- [EXERCISE AIM]:
Spot every line with the word "code" and return it.

- [DATA FOR THE TASK]:
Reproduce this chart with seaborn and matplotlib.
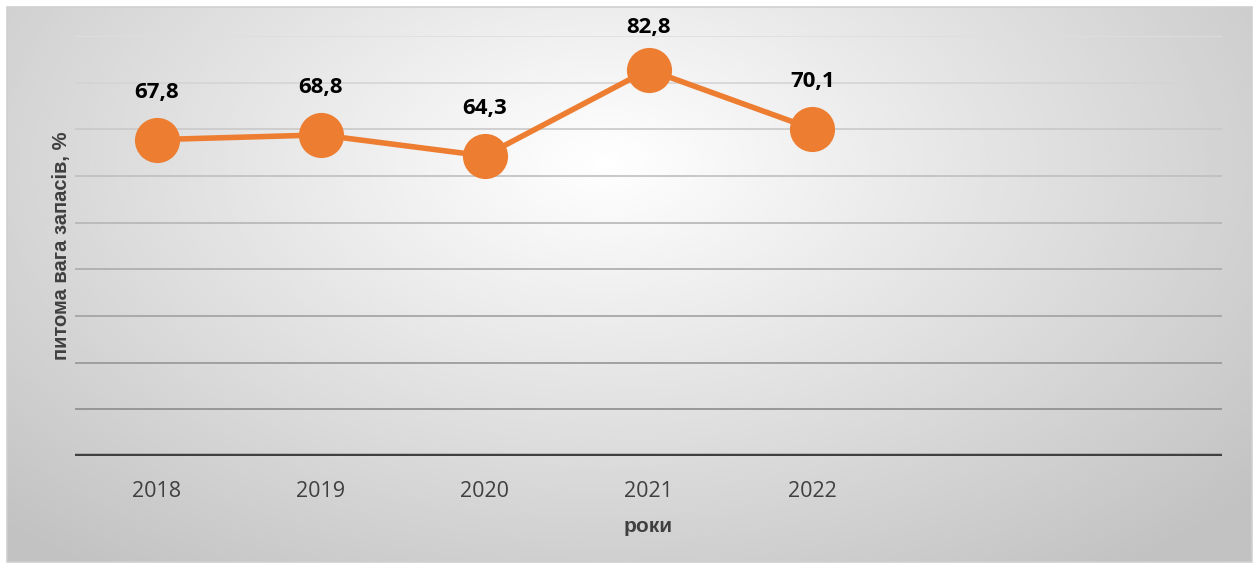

...

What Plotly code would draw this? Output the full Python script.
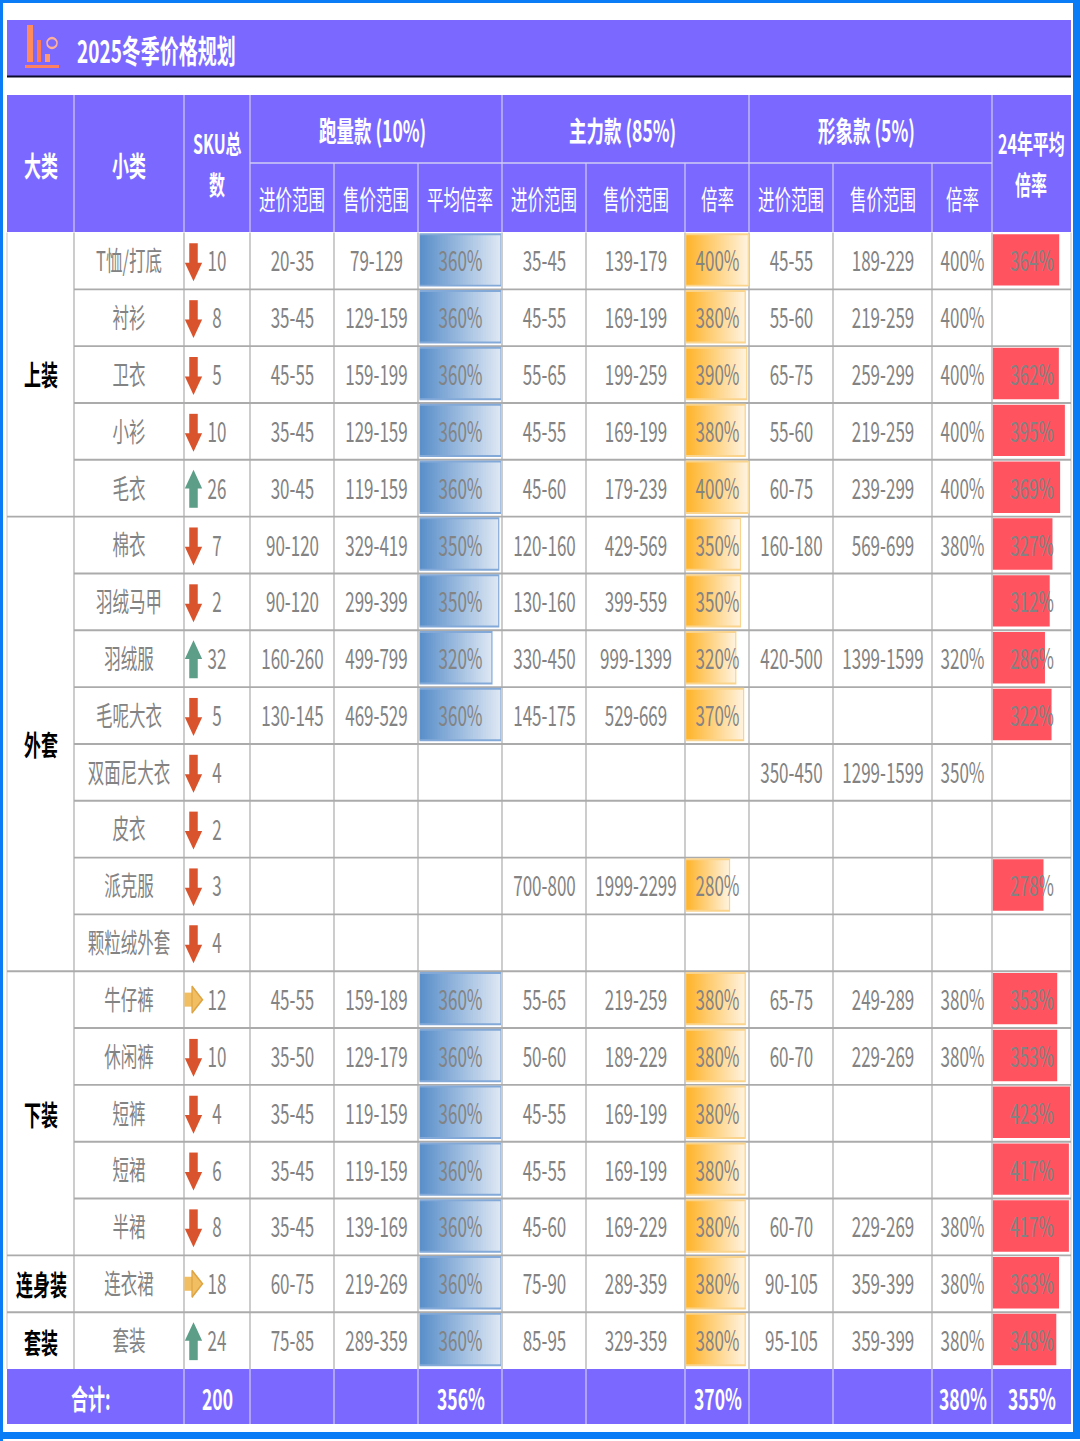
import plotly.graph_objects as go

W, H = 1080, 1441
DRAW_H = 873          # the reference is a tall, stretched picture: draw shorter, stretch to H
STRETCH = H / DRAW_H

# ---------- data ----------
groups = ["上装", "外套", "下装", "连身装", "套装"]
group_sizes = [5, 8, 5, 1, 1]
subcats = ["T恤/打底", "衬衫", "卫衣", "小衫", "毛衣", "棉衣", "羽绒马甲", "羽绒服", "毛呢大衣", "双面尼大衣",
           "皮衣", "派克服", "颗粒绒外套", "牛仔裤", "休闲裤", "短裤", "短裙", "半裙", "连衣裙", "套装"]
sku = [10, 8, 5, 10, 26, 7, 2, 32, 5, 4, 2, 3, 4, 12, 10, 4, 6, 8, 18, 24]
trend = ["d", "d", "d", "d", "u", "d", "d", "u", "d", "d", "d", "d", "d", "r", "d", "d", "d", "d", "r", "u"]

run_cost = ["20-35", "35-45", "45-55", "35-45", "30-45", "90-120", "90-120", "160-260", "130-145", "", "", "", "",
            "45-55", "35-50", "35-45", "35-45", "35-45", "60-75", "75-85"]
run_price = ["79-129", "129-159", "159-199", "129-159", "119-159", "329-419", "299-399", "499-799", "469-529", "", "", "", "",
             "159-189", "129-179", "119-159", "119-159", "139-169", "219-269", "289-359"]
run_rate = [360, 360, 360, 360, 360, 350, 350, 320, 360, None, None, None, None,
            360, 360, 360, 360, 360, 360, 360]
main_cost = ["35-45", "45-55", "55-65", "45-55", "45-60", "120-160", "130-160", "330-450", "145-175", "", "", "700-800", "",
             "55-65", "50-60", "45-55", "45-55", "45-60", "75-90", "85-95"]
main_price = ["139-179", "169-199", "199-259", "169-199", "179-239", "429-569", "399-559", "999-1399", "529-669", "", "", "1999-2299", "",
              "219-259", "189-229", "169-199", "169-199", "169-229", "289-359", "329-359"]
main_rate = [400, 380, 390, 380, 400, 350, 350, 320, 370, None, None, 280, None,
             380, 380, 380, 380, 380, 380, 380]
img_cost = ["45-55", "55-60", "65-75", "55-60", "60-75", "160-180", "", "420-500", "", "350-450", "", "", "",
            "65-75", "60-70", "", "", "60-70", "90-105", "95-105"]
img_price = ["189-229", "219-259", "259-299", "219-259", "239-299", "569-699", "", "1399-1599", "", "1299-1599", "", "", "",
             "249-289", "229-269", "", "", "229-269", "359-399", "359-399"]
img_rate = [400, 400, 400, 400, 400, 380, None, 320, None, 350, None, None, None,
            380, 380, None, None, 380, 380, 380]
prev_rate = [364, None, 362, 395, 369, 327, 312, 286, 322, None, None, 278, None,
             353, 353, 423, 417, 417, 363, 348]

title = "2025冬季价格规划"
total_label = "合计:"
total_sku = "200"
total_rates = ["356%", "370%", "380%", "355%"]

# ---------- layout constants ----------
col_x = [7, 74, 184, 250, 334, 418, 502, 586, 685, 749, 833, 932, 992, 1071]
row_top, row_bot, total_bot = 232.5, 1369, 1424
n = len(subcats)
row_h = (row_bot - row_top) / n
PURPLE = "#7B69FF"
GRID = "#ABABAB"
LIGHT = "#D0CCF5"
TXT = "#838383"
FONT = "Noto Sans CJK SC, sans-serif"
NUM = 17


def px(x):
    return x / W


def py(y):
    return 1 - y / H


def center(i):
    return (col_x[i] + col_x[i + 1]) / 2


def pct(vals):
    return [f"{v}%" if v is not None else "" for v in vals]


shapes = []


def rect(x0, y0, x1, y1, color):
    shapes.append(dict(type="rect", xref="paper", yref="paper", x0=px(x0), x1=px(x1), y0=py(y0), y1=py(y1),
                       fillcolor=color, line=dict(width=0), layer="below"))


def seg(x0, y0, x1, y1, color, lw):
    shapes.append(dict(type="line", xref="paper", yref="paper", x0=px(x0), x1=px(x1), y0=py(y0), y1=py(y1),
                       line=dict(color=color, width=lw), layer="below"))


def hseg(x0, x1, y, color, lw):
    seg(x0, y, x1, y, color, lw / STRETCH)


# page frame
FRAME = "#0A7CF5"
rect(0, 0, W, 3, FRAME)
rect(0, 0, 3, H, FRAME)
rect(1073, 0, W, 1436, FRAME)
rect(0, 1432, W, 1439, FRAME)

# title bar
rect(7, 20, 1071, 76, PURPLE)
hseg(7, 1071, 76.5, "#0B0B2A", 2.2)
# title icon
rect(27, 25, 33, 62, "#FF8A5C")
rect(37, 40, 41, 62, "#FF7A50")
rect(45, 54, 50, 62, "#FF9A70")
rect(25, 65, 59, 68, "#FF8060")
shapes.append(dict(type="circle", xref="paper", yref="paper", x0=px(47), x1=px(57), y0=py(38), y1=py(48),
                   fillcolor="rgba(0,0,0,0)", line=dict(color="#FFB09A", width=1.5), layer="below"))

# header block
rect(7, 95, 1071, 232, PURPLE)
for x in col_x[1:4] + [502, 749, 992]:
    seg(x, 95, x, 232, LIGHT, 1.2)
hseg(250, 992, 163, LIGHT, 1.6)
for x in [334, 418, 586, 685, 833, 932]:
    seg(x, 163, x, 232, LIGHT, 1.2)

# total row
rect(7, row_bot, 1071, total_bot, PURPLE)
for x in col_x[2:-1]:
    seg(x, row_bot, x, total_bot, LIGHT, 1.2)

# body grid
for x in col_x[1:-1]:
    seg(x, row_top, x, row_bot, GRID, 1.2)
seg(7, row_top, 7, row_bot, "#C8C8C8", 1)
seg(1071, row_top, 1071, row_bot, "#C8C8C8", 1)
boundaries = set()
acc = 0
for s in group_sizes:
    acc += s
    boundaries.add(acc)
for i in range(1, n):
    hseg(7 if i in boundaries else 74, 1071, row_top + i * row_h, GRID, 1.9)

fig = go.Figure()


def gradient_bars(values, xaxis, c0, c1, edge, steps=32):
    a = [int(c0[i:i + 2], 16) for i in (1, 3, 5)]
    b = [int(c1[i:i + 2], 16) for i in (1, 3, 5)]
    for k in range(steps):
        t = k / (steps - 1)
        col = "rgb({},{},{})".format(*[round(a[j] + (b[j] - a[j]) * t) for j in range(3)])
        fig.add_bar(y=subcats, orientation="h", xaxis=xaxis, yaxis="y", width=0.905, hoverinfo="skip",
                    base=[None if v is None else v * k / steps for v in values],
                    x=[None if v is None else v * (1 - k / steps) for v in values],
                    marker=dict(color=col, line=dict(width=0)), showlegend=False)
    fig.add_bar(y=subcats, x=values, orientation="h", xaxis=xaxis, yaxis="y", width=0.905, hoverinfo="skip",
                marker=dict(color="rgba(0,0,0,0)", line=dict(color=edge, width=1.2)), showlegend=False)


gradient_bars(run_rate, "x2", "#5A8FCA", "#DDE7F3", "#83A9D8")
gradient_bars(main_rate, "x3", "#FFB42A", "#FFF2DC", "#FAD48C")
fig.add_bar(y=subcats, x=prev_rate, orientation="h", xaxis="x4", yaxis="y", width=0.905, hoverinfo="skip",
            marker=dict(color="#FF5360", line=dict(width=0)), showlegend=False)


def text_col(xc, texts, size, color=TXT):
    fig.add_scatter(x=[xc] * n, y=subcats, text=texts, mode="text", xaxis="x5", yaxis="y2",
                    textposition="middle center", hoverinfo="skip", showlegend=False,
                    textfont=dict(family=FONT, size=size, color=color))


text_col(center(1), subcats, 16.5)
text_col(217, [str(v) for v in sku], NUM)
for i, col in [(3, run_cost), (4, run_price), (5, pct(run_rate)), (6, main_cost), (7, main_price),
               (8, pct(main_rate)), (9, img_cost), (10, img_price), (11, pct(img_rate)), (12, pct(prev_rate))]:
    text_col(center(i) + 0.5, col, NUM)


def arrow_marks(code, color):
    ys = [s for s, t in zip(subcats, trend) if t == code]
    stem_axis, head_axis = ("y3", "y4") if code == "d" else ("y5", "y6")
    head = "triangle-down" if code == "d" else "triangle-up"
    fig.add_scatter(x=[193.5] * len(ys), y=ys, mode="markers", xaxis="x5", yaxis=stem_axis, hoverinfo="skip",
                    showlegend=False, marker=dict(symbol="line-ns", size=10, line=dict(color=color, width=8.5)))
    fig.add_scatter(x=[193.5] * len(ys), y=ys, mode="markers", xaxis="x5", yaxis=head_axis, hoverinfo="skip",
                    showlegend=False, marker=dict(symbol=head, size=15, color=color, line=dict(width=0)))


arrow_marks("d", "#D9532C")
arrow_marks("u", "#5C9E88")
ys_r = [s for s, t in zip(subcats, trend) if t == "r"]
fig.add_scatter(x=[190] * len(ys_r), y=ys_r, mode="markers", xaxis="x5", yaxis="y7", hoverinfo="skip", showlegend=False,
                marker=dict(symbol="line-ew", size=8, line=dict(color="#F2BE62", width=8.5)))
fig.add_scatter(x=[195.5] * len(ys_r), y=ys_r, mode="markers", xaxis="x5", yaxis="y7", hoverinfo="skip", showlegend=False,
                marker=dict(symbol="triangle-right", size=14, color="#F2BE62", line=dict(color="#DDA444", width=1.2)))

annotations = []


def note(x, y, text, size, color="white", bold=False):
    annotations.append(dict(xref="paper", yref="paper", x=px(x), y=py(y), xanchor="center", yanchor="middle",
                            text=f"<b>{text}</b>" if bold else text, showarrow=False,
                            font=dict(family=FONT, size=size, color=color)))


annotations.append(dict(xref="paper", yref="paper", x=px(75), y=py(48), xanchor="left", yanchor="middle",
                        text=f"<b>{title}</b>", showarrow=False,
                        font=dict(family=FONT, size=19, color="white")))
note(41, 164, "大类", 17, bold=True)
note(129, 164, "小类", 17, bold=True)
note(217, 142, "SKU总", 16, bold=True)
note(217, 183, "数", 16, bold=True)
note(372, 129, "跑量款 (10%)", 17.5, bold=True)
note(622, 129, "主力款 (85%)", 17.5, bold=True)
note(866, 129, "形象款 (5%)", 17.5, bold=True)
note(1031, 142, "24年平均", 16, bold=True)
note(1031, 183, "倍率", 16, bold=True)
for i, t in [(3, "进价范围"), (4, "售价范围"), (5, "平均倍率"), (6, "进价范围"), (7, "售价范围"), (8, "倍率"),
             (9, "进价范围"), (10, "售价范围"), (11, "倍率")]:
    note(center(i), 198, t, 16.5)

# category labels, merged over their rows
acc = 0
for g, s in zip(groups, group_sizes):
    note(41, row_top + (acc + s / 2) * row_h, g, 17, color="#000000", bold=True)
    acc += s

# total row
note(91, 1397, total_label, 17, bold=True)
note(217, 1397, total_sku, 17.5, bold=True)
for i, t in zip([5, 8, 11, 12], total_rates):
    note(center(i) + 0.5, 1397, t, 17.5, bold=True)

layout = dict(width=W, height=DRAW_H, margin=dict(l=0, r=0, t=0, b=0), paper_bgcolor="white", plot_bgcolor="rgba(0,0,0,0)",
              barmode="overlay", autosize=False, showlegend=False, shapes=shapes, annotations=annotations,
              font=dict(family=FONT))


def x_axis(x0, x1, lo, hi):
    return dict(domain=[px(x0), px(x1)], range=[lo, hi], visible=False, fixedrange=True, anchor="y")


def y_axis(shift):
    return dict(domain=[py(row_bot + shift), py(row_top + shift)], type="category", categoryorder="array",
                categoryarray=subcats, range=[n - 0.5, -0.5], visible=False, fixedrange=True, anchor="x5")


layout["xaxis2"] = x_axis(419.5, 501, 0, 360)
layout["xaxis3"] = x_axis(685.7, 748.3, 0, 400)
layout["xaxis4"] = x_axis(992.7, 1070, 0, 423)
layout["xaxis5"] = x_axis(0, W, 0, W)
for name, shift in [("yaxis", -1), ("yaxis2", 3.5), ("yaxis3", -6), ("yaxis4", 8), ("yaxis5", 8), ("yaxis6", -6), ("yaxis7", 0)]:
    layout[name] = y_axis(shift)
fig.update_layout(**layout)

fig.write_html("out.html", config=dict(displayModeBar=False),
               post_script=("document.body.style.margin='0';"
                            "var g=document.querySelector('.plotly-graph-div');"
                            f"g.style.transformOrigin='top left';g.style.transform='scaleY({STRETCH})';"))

- [TASK RESPONSE]:
What Plotly code would draw this? Output the full Python script.
def arrow_marks(code, color):
    ys = [s for s, t in zip(subcats, trend) if t == code]
    stem_axis, head_axis = ("y3", "y4") if code == "d" else ("y5", "y6")
    head = "triangle-down" if code == "d" else "triangle-up"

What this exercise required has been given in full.